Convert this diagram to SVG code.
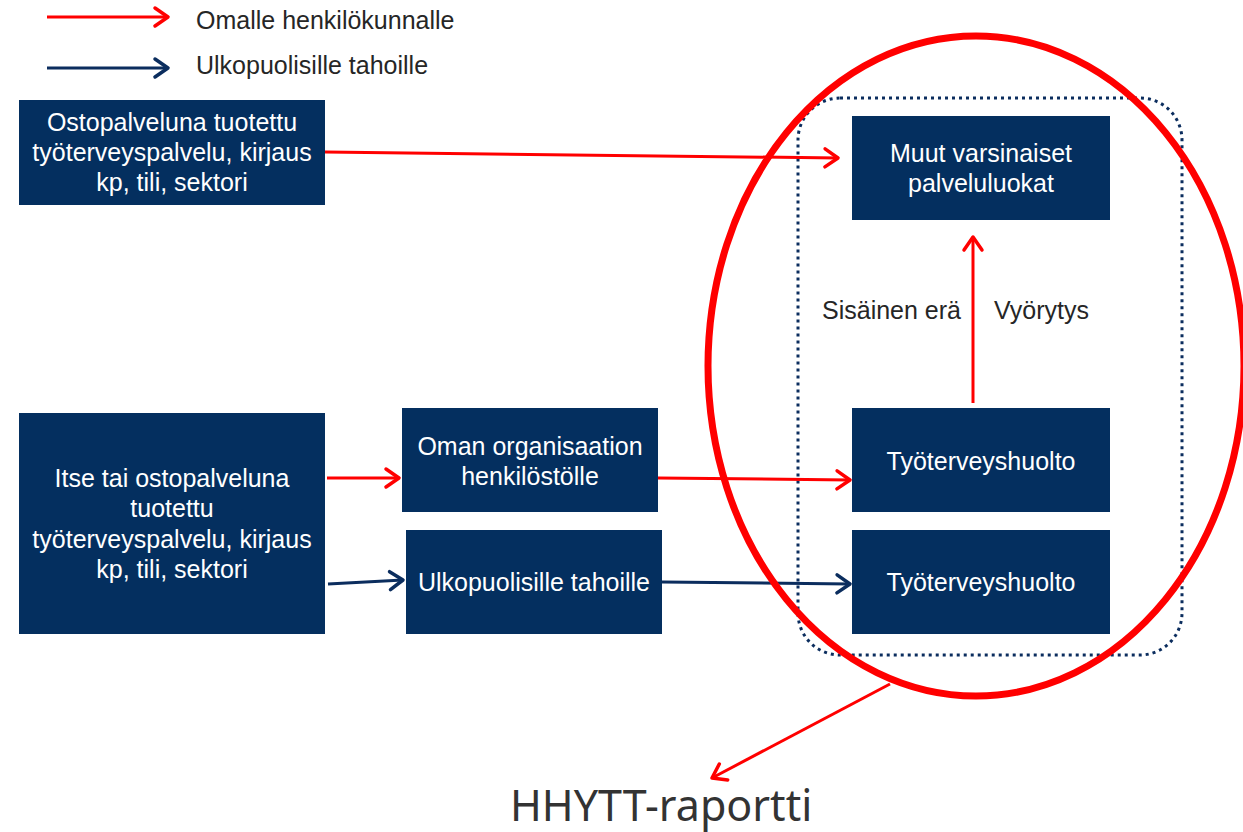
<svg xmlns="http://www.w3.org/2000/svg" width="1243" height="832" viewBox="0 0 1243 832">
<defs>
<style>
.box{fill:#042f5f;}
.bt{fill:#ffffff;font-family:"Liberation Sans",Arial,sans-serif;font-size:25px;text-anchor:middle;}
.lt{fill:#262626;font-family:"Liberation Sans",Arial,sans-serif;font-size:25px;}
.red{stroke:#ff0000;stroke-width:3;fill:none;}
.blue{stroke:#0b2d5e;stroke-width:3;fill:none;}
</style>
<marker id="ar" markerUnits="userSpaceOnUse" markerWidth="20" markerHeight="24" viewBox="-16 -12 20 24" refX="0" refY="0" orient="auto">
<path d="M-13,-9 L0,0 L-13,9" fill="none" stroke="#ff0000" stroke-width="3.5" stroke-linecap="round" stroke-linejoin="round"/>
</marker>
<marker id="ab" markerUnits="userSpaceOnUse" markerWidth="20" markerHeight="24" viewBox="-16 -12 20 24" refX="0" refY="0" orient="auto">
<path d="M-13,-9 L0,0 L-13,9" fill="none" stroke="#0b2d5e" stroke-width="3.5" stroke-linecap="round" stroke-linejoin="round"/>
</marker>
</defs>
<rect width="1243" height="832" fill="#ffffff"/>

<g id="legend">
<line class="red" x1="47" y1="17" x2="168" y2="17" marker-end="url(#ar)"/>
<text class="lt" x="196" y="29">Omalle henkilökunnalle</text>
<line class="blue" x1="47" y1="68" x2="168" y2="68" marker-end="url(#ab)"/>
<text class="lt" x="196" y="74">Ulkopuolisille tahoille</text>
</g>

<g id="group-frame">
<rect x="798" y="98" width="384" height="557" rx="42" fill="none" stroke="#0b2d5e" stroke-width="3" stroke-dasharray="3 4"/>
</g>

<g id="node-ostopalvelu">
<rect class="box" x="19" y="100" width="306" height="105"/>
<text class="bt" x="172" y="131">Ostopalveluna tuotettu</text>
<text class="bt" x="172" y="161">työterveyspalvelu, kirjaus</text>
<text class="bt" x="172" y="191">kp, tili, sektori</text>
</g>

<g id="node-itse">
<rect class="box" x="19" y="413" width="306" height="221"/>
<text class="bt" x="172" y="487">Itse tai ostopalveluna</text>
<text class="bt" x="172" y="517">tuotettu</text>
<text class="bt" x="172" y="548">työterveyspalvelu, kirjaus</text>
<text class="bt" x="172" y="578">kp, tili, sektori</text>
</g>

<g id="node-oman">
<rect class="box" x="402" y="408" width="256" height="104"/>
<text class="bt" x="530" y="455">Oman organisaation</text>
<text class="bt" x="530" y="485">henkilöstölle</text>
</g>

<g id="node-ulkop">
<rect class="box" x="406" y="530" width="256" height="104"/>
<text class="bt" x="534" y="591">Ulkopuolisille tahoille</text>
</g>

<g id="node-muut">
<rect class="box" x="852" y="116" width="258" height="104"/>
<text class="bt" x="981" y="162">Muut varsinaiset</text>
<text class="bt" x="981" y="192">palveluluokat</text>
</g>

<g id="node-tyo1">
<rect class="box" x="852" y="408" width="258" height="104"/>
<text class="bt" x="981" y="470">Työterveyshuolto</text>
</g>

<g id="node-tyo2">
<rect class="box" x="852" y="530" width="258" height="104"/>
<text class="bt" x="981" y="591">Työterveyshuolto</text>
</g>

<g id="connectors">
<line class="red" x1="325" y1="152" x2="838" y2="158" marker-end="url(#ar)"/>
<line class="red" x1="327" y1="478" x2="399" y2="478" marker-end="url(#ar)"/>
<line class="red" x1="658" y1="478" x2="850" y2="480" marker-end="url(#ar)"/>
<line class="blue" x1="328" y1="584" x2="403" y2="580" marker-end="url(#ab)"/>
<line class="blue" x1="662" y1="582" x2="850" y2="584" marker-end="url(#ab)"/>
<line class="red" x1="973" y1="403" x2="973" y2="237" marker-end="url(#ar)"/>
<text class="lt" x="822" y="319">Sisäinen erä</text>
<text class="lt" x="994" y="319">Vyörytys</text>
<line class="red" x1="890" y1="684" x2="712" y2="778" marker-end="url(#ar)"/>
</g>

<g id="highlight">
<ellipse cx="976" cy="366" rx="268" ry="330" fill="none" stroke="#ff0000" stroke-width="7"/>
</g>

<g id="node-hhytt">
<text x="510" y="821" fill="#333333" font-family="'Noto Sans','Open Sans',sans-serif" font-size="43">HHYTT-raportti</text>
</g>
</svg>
--*--
**Task**
Produce an exact copy of each line of data, skipping embedded images.

**Answer to this problem**
Convert this diagram to SVG code.
<svg xmlns="http://www.w3.org/2000/svg" width="1243" height="832" viewBox="0 0 1243 832">
<defs>
<style>
.box{fill:#042f5f;}
.bt{fill:#ffffff;font-family:"Liberation Sans",Arial,sans-serif;font-size:25px;text-anchor:middle;}
.lt{fill:#262626;font-family:"Liberation Sans",Arial,sans-serif;font-size:25px;}
.red{stroke:#ff0000;stroke-width:3;fill:none;}
.blue{stroke:#0b2d5e;stroke-width:3;fill:none;}
</style>
<marker id="ar" markerUnits="userSpaceOnUse" markerWidth="20" markerHeight="24" viewBox="-16 -12 20 24" refX="0" refY="0" orient="auto">
<path d="M-13,-9 L0,0 L-13,9" fill="none" stroke="#ff0000" stroke-width="3.5" stroke-linecap="round" stroke-linejoin="round"/>
</marker>
<marker id="ab" markerUnits="userSpaceOnUse" markerWidth="20" markerHeight="24" viewBox="-16 -12 20 24" refX="0" refY="0" orient="auto">
<path d="M-13,-9 L0,0 L-13,9" fill="none" stroke="#0b2d5e" stroke-width="3.5" stroke-linecap="round" stroke-linejoin="round"/>
</marker>
</defs>
<rect width="1243" height="832" fill="#ffffff"/>

<g id="legend">
<line class="red" x1="47" y1="17" x2="168" y2="17" marker-end="url(#ar)"/>
<text class="lt" x="196" y="29">Omalle henkilökunnalle</text>
<line class="blue" x1="47" y1="68" x2="168" y2="68" marker-end="url(#ab)"/>
<text class="lt" x="196" y="74">Ulkopuolisille tahoille</text>
</g>

<g id="group-frame">
<rect x="798" y="98" width="384" height="557" rx="42" fill="none" stroke="#0b2d5e" stroke-width="3" stroke-dasharray="3 4"/>
</g>

<g id="node-ostopalvelu">
<rect class="box" x="19" y="100" width="306" height="105"/>
<text class="bt" x="172" y="131">Ostopalveluna tuotettu</text>
<text class="bt" x="172" y="161">työterveyspalvelu, kirjaus</text>
<text class="bt" x="172" y="191">kp, tili, sektori</text>
</g>

<g id="node-itse">
<rect class="box" x="19" y="413" width="306" height="221"/>
<text class="bt" x="172" y="487">Itse tai ostopalveluna</text>
<text class="bt" x="172" y="517">tuotettu</text>
<text class="bt" x="172" y="548">työterveyspalvelu, kirjaus</text>
<text class="bt" x="172" y="578">kp, tili, sektori</text>
</g>

<g id="node-oman">
<rect class="box" x="402" y="408" width="256" height="104"/>
<text class="bt" x="530" y="455">Oman organisaation</text>
<text class="bt" x="530" y="485">henkilöstölle</text>
</g>

<g id="node-ulkop">
<rect class="box" x="406" y="530" width="256" height="104"/>
<text class="bt" x="534" y="591">Ulkopuolisille tahoille</text>
</g>

<g id="node-muut">
<rect class="box" x="852" y="116" width="258" height="104"/>
<text class="bt" x="981" y="162">Muut varsinaiset</text>
<text class="bt" x="981" y="192">palveluluokat</text>
</g>

<g id="node-tyo1">
<rect class="box" x="852" y="408" width="258" height="104"/>
<text class="bt" x="981" y="470">Työterveyshuolto</text>
</g>

<g id="node-tyo2">
<rect class="box" x="852" y="530" width="258" height="104"/>
<text class="bt" x="981" y="591">Työterveyshuolto</text>
</g>

<g id="connectors">
<line class="red" x1="325" y1="152" x2="838" y2="158" marker-end="url(#ar)"/>
<line class="red" x1="327" y1="478" x2="399" y2="478" marker-end="url(#ar)"/>
<line class="red" x1="658" y1="478" x2="850" y2="480" marker-end="url(#ar)"/>
<line class="blue" x1="328" y1="584" x2="403" y2="580" marker-end="url(#ab)"/>
<line class="blue" x1="662" y1="582" x2="850" y2="584" marker-end="url(#ab)"/>
<line class="red" x1="973" y1="403" x2="973" y2="237" marker-end="url(#ar)"/>
<text class="lt" x="822" y="319">Sisäinen erä</text>
<text class="lt" x="994" y="319">Vyörytys</text>
<line class="red" x1="890" y1="684" x2="712" y2="778" marker-end="url(#ar)"/>
</g>

<g id="highlight">
<ellipse cx="976" cy="366" rx="268" ry="330" fill="none" stroke="#ff0000" stroke-width="7"/>
</g>

<g id="node-hhytt">
<text x="510" y="821" fill="#333333" font-family="'Noto Sans','Open Sans',sans-serif" font-size="43">HHYTT-raportti</text>
</g>
</svg>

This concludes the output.